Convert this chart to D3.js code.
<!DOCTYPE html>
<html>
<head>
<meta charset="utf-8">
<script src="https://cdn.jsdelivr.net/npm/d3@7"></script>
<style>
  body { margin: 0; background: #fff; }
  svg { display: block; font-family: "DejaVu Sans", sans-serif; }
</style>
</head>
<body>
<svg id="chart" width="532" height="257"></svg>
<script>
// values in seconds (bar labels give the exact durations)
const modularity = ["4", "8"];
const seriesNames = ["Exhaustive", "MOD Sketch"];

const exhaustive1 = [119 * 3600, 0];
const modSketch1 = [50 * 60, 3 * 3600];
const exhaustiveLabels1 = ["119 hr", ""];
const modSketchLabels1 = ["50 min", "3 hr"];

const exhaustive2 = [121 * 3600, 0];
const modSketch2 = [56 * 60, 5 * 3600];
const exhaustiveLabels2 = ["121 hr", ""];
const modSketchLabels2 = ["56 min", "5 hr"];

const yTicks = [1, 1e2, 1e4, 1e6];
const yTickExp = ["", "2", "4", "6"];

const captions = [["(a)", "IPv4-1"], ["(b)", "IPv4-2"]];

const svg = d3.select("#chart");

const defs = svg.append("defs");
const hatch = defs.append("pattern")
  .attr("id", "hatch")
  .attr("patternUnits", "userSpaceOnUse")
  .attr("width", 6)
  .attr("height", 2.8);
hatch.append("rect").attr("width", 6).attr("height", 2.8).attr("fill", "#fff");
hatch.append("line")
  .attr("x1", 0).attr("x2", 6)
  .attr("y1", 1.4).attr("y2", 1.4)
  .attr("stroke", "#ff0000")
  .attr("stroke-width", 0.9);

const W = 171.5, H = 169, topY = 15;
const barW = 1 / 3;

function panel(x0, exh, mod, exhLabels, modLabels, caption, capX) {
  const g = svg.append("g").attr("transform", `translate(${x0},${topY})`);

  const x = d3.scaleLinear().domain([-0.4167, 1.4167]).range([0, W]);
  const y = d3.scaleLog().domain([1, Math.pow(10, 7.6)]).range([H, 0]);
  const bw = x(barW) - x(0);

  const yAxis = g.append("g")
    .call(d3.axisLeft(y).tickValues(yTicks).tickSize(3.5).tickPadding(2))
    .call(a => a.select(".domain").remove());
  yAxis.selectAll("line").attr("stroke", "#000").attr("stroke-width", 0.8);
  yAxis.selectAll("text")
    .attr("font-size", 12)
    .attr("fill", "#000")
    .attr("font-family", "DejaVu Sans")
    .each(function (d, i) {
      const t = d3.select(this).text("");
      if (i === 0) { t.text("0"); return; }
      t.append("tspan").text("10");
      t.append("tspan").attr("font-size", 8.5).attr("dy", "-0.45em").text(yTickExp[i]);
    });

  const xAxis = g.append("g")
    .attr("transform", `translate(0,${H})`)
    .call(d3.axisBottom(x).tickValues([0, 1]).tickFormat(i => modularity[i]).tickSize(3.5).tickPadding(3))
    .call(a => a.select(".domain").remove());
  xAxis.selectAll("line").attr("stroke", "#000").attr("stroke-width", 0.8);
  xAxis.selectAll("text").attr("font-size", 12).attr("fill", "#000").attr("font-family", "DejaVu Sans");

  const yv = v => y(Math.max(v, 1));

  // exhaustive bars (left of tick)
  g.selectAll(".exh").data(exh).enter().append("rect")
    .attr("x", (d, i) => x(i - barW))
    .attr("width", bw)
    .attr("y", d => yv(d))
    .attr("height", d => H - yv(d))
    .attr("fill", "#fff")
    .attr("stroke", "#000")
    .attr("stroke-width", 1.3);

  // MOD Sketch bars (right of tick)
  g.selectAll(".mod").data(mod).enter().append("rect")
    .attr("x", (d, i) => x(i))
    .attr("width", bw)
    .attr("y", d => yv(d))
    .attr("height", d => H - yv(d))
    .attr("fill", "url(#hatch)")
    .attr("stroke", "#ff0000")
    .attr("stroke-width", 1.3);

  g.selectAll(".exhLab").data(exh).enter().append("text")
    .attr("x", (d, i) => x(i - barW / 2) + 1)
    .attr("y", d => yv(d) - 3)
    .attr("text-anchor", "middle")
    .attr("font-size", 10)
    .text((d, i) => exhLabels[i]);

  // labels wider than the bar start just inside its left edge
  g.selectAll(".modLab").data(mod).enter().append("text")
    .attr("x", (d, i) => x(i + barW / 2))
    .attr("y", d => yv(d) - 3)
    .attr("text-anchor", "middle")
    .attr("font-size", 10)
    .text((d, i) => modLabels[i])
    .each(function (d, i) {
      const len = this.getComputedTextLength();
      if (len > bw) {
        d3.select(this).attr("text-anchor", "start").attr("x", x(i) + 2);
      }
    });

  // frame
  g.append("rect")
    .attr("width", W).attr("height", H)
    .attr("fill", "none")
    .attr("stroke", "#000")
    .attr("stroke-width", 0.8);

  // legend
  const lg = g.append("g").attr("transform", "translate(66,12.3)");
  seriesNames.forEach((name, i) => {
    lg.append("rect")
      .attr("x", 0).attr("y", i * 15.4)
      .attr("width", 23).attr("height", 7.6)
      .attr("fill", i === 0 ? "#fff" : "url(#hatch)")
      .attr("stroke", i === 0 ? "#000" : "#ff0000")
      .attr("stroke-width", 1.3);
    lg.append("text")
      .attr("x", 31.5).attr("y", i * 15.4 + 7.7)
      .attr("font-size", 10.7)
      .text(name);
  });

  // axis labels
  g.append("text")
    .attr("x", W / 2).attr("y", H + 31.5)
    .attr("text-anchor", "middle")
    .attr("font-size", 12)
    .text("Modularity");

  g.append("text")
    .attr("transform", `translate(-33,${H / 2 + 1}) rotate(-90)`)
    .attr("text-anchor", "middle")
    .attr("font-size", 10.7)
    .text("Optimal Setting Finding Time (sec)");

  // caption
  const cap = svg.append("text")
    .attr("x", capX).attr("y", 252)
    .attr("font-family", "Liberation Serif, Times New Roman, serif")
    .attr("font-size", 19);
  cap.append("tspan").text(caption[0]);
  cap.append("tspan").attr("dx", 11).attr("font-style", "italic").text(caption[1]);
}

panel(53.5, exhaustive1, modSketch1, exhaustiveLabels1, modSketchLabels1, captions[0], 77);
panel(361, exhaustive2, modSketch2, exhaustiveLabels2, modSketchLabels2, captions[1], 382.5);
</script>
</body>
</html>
——————
Copy each line of the data above without altering a single character.

Convert this chart to D3.js code.
<!DOCTYPE html>
<html>
<head>
<meta charset="utf-8">
<script src="https://cdn.jsdelivr.net/npm/d3@7"></script>
<style>
  body { margin: 0; background: #fff; }
  svg { display: block; font-family: "DejaVu Sans", sans-serif; }
</style>
</head>
<body>
<svg id="chart" width="532" height="257"></svg>
<script>
// values in seconds (bar labels give the exact durations)
const modularity = ["4", "8"];
const seriesNames = ["Exhaustive", "MOD Sketch"];

const exhaustive1 = [119 * 3600, 0];
const modSketch1 = [50 * 60, 3 * 3600];
const exhaustiveLabels1 = ["119 hr", ""];
const modSketchLabels1 = ["50 min", "3 hr"];

const exhaustive2 = [121 * 3600, 0];
const modSketch2 = [56 * 60, 5 * 3600];
const exhaustiveLabels2 = ["121 hr", ""];
const modSketchLabels2 = ["56 min", "5 hr"];

const yTicks = [1, 1e2, 1e4, 1e6];
const yTickExp = ["", "2", "4", "6"];

const captions = [["(a)", "IPv4-1"], ["(b)", "IPv4-2"]];

const svg = d3.select("#chart");

const defs = svg.append("defs");
const hatch = defs.append("pattern")
  .attr("id", "hatch")
  .attr("patternUnits", "userSpaceOnUse")
  .attr("width", 6)
  .attr("height", 2.8);
hatch.append("rect").attr("width", 6).attr("height", 2.8).attr("fill", "#fff");
hatch.append("line")
  .attr("x1", 0).attr("x2", 6)
  .attr("y1", 1.4).attr("y2", 1.4)
  .attr("stroke", "#ff0000")
  .attr("stroke-width", 0.9);

const W = 171.5, H = 169, topY = 15;
const barW = 1 / 3;

function panel(x0, exh, mod, exhLabels, modLabels, caption, capX) {
  const g = svg.append("g").attr("transform", `translate(${x0},${topY})`);

  const x = d3.scaleLinear().domain([-0.4167, 1.4167]).range([0, W]);
  const y = d3.scaleLog().domain([1, Math.pow(10, 7.6)]).range([H, 0]);
  const bw = x(barW) - x(0);

  const yAxis = g.append("g")
    .call(d3.axisLeft(y).tickValues(yTicks).tickSize(3.5).tickPadding(2))
    .call(a => a.select(".domain").remove());
  yAxis.selectAll("line").attr("stroke", "#000").attr("stroke-width", 0.8);
  yAxis.selectAll("text")
    .attr("font-size", 12)
    .attr("fill", "#000")
    .attr("font-family", "DejaVu Sans")
    .each(function (d, i) {
      const t = d3.select(this).text("");
      if (i === 0) { t.text("0"); return; }
      t.append("tspan").text("10");
      t.append("tspan").attr("font-size", 8.5).attr("dy", "-0.45em").text(yTickExp[i]);
    });

  const xAxis = g.append("g")
    .attr("transform", `translate(0,${H})`)
    .call(d3.axisBottom(x).tickValues([0, 1]).tickFormat(i => modularity[i]).tickSize(3.5).tickPadding(3))
    .call(a => a.select(".domain").remove());
  xAxis.selectAll("line").attr("stroke", "#000").attr("stroke-width", 0.8);
  xAxis.selectAll("text").attr("font-size", 12).attr("fill", "#000").attr("font-family", "DejaVu Sans");

  const yv = v => y(Math.max(v, 1));

  // exhaustive bars (left of tick)
  g.selectAll(".exh").data(exh).enter().append("rect")
    .attr("x", (d, i) => x(i - barW))
    .attr("width", bw)
    .attr("y", d => yv(d))
    .attr("height", d => H - yv(d))
    .attr("fill", "#fff")
    .attr("stroke", "#000")
    .attr("stroke-width", 1.3);

  // MOD Sketch bars (right of tick)
  g.selectAll(".mod").data(mod).enter().append("rect")
    .attr("x", (d, i) => x(i))
    .attr("width", bw)
    .attr("y", d => yv(d))
    .attr("height", d => H - yv(d))
    .attr("fill", "url(#hatch)")
    .attr("stroke", "#ff0000")
    .attr("stroke-width", 1.3);

  g.selectAll(".exhLab").data(exh).enter().append("text")
    .attr("x", (d, i) => x(i - barW / 2) + 1)
    .attr("y", d => yv(d) - 3)
    .attr("text-anchor", "middle")
    .attr("font-size", 10)
    .text((d, i) => exhLabels[i]);

  // labels wider than the bar start just inside its left edge
  g.selectAll(".modLab").data(mod).enter().append("text")
    .attr("x", (d, i) => x(i + barW / 2))
    .attr("y", d => yv(d) - 3)
    .attr("text-anchor", "middle")
    .attr("font-size", 10)
    .text((d, i) => modLabels[i])
    .each(function (d, i) {
      const len = this.getComputedTextLength();
      if (len > bw) {
        d3.select(this).attr("text-anchor", "start").attr("x", x(i) + 2);
      }
    });

  // frame
  g.append("rect")
    .attr("width", W).attr("height", H)
    .attr("fill", "none")
    .attr("stroke", "#000")
    .attr("stroke-width", 0.8);

  // legend
  const lg = g.append("g").attr("transform", "translate(66,12.3)");
  seriesNames.forEach((name, i) => {
    lg.append("rect")
      .attr("x", 0).attr("y", i * 15.4)
      .attr("width", 23).attr("height", 7.6)
      .attr("fill", i === 0 ? "#fff" : "url(#hatch)")
      .attr("stroke", i === 0 ? "#000" : "#ff0000")
      .attr("stroke-width", 1.3);
    lg.append("text")
      .attr("x", 31.5).attr("y", i * 15.4 + 7.7)
      .attr("font-size", 10.7)
      .text(name);
  });

  // axis labels
  g.append("text")
    .attr("x", W / 2).attr("y", H + 31.5)
    .attr("text-anchor", "middle")
    .attr("font-size", 12)
    .text("Modularity");

  g.append("text")
    .attr("transform", `translate(-33,${H / 2 + 1}) rotate(-90)`)
    .attr("text-anchor", "middle")
    .attr("font-size", 10.7)
    .text("Optimal Setting Finding Time (sec)");

  // caption
  const cap = svg.append("text")
    .attr("x", capX).attr("y", 252)
    .attr("font-family", "Liberation Serif, Times New Roman, serif")
    .attr("font-size", 19);
  cap.append("tspan").text(caption[0]);
  cap.append("tspan").attr("dx", 11).attr("font-style", "italic").text(caption[1]);
}

panel(53.5, exhaustive1, modSketch1, exhaustiveLabels1, modSketchLabels1, captions[0], 77);
panel(361, exhaustive2, modSketch2, exhaustiveLabels2, modSketchLabels2, captions[1], 382.5);
</script>
</body>
</html>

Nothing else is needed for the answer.